• [GIVEN EXERCISE]:
Determine how many lines of the material hold the string "this" and reply with only that number.

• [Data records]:
* begin *
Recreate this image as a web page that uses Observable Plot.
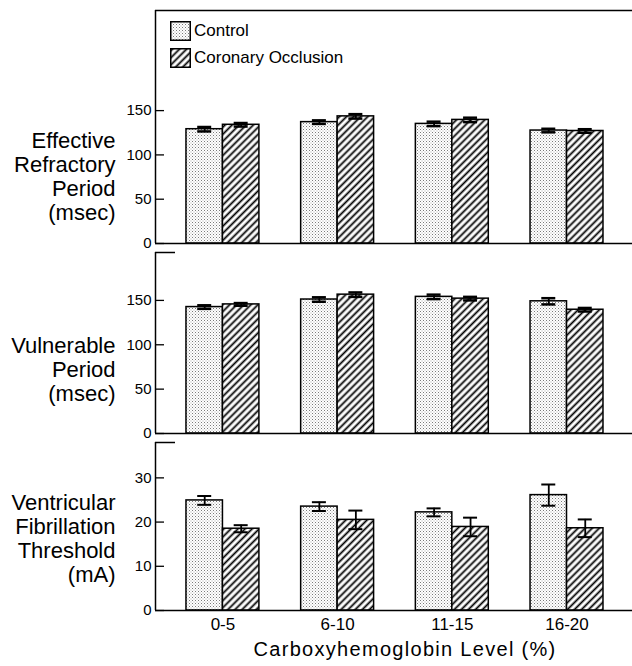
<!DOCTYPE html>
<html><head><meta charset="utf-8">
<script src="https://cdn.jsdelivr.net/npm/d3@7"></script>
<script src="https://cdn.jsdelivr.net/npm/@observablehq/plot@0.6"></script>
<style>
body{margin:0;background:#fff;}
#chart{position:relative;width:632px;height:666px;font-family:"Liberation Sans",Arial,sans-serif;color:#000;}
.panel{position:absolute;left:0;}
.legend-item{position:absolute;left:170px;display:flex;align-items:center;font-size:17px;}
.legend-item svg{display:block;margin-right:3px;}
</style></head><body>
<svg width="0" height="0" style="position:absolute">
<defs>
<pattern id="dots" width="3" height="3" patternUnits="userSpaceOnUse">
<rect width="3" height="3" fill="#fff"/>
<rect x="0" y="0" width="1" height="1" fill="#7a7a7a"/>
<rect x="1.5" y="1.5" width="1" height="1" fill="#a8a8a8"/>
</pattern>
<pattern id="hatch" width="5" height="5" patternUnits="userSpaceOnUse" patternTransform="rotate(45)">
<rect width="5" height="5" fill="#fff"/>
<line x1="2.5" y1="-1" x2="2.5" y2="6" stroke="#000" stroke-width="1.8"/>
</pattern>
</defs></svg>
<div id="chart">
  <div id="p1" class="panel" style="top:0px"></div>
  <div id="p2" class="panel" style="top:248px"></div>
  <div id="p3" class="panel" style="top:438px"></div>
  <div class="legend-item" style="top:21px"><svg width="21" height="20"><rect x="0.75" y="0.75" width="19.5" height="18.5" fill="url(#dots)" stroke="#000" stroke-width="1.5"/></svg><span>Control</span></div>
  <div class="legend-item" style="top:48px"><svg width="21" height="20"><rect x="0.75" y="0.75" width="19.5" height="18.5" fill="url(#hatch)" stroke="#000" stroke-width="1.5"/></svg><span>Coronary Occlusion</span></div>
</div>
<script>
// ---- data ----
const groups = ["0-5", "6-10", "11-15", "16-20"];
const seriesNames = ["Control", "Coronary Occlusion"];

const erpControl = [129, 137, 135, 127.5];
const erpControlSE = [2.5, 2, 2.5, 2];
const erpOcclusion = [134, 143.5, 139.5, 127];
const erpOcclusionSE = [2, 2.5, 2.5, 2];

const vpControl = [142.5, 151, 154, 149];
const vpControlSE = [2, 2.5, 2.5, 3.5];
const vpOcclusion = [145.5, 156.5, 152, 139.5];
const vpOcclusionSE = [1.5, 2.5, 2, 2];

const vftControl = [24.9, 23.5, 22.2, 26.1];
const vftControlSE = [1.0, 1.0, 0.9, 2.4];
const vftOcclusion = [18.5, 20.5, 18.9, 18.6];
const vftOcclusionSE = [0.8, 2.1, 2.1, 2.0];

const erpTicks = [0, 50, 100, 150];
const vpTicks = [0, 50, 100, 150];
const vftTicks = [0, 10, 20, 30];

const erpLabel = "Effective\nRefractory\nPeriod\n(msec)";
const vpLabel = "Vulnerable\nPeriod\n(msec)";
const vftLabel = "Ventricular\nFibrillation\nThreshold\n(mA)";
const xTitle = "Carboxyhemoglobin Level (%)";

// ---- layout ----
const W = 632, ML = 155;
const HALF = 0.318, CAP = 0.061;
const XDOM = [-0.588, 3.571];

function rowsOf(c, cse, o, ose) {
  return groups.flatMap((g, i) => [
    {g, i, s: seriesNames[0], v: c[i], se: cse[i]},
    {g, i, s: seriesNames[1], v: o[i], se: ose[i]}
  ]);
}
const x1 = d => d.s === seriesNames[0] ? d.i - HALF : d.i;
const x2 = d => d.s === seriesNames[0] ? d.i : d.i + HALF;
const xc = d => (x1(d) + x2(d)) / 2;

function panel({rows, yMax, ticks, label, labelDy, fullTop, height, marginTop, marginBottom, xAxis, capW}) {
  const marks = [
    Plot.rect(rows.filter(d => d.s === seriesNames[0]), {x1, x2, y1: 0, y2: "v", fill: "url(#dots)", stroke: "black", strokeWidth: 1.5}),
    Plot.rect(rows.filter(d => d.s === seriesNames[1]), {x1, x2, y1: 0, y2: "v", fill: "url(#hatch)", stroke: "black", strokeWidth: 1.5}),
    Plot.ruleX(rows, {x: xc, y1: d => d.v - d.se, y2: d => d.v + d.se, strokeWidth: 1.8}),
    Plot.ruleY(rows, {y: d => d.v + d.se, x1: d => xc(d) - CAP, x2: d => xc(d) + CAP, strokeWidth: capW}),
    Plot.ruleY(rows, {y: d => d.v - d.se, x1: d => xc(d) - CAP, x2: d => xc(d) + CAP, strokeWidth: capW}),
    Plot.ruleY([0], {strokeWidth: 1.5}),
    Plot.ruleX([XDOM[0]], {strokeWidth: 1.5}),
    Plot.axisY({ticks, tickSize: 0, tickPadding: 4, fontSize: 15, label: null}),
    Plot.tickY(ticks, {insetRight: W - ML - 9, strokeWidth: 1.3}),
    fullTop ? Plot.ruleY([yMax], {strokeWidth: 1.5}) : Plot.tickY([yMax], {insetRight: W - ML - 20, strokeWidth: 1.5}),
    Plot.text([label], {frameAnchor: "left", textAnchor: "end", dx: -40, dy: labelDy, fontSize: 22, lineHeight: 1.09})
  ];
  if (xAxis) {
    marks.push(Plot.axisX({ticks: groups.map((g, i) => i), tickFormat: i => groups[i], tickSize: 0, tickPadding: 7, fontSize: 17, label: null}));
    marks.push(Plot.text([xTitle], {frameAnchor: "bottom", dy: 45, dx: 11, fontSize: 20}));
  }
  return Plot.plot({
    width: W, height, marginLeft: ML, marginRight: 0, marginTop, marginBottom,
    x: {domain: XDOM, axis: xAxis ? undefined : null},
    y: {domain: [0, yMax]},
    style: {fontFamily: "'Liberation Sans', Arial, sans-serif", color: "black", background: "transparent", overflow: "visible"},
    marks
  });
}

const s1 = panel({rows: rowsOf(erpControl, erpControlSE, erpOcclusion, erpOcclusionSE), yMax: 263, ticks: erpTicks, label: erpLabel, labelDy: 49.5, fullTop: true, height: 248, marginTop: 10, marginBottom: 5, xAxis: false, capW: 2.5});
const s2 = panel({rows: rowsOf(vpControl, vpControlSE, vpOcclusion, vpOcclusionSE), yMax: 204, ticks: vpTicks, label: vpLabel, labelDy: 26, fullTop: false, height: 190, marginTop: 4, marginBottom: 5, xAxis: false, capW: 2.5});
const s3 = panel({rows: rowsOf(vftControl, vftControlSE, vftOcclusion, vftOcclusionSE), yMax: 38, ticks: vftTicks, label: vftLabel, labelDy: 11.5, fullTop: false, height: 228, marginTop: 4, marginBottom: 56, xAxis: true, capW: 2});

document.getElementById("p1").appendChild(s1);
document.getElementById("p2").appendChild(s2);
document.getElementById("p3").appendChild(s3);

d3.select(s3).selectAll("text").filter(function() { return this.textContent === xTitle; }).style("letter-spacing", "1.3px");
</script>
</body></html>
* end *
* begin *
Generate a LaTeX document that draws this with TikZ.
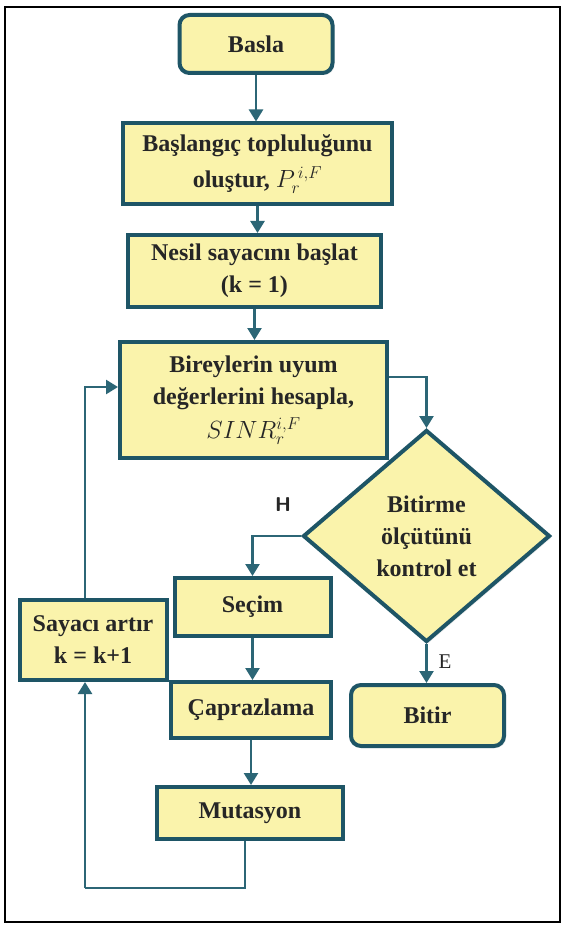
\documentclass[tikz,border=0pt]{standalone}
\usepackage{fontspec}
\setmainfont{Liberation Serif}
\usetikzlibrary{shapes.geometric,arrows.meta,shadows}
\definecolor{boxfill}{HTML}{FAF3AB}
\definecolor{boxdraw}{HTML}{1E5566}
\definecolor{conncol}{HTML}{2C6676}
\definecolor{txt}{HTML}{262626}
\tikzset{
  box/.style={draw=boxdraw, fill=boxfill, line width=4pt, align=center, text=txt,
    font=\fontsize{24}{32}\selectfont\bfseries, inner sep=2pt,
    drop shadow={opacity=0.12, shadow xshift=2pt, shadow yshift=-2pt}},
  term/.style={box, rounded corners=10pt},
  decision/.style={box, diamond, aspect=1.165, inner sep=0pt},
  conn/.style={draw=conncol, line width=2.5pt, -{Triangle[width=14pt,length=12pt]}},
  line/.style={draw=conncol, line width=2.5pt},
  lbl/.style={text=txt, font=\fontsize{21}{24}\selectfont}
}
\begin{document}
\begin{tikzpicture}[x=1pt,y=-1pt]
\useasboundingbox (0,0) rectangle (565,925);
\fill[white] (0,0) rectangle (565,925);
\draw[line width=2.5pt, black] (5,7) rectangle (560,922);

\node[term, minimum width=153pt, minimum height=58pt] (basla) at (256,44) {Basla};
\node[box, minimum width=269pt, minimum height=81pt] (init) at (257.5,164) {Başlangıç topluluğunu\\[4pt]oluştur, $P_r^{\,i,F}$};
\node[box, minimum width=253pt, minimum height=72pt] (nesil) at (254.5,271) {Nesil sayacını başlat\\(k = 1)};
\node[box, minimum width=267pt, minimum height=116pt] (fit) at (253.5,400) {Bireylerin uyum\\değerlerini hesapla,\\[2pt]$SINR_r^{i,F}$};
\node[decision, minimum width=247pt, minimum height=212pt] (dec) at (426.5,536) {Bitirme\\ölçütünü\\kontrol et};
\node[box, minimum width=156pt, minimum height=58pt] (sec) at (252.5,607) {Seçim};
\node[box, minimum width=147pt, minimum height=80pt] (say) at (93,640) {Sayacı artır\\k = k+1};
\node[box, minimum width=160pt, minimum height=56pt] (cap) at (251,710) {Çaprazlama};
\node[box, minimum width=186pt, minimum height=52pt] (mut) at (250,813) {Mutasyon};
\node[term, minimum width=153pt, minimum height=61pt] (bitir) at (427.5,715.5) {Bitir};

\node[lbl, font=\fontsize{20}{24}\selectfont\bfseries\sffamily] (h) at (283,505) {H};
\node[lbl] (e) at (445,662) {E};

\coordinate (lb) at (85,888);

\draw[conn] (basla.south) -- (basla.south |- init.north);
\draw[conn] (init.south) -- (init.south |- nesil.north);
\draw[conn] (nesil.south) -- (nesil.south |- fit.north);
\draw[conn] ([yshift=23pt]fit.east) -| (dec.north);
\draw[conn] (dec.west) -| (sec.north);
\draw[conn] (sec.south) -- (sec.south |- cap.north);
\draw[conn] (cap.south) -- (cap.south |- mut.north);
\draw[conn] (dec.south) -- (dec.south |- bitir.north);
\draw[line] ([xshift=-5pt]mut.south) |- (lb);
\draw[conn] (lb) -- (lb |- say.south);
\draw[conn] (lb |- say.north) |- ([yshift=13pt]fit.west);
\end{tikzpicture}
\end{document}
* end *
• [FULL RESPONSE]:
3